Maristela Aldano é vice-presidente da equipe Águia de Intermares, cuida da comunicação da Aspacam e ainda é atleta. Já dá para perceber que fôlego ela tem de sobra. E é Martistela que também nos traz uma definição impactante sobre o esporte, um alerta para cultivar o autoamor e o autocuidado que tanto merecemos na vida.
“Eu digo que o câmbio é uma redenção! É redenção porque me trouxe de volta aqueles hormônios que já estavam começando a ficar adormecidos e estavam sendo substituídos pelo crescimento dos hormônios do ‘jogar da toalha’, do achar que a idade já estava chegando, que não tinha mais perspectiva para ser esportista, para ter um corpo saudável. E eu vi que pode sim! Então, o câmbio me trouxe essa redenção e, por isso, virou uma paixão”, concluiu.
O filósofo Confúcio um dia fez a seguinte pergunta: “Qual seria a sua idade se você não soubesse quantos anos tem?”. É exatamente isso que os atletas do câmbio, com 50, 60, 70 ou mais de 80 anos fazem. Eles esquecem esse calendário humano que tenta limitar e impor regras que podem sim ser quebradas.

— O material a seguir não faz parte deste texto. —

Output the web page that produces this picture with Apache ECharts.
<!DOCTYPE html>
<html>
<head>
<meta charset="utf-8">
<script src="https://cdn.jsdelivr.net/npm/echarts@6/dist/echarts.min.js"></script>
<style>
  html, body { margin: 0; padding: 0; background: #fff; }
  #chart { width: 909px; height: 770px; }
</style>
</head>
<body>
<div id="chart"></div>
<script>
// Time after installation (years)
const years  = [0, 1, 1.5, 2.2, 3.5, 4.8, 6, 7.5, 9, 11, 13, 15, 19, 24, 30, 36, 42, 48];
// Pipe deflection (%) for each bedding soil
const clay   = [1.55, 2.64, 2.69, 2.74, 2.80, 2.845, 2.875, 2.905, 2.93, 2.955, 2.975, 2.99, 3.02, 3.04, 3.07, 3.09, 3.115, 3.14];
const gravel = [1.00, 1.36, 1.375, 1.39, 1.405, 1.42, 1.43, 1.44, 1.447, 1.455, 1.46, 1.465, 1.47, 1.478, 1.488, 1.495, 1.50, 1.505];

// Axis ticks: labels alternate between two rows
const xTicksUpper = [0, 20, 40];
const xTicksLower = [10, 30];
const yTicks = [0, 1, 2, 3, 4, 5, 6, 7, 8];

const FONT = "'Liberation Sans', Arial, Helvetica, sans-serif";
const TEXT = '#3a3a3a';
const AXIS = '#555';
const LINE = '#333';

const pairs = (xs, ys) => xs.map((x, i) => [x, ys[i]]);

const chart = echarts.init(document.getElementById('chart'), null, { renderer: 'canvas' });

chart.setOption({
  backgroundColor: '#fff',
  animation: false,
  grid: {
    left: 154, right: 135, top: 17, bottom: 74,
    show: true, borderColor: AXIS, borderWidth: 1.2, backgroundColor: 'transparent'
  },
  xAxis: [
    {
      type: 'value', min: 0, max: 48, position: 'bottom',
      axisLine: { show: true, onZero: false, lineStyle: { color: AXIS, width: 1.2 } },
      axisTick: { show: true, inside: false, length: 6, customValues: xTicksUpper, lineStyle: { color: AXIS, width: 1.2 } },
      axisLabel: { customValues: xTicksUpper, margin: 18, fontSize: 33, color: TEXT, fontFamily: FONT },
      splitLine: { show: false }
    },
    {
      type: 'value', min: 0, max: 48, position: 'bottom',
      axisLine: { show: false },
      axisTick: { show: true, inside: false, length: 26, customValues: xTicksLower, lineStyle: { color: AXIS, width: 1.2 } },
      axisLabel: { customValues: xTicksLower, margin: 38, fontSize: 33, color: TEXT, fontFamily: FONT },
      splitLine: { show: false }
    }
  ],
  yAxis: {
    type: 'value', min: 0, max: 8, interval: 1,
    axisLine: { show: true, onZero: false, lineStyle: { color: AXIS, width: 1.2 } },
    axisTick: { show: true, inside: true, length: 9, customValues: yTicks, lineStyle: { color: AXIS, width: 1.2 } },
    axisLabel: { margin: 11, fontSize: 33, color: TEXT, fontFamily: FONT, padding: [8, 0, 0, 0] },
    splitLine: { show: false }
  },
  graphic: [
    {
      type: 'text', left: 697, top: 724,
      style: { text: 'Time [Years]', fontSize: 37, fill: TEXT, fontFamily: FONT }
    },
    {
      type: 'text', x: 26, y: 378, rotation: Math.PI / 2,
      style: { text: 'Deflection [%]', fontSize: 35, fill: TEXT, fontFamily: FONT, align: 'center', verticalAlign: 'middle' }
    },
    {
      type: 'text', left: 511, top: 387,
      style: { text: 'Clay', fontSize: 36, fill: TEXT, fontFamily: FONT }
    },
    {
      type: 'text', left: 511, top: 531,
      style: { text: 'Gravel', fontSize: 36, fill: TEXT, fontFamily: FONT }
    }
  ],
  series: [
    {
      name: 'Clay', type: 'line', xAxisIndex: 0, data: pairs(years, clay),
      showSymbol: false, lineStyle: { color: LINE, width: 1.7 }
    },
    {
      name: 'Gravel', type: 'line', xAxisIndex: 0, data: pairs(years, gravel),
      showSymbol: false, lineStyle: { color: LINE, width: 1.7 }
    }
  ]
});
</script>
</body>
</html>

O único foco de cada um deles agora é pegar a bagagem de um caminho longo já percorrido, retirar os pesos e adicionar leveza, alegria e muito entusiasmo. Eu vou lembrar para sempre de cada rosto entrevistado e seguir os conselhos compartilhados.
“Não se envergonhe minha filha, você hoje tem uma vida muito corrida. Comece com o tempinho que você conseguir e um dia terá mais tempo para se amar”, orientou-me, finalizando nossa conversa, dona Célia Leal, que como já expus, tem 81 anos de pura juventude.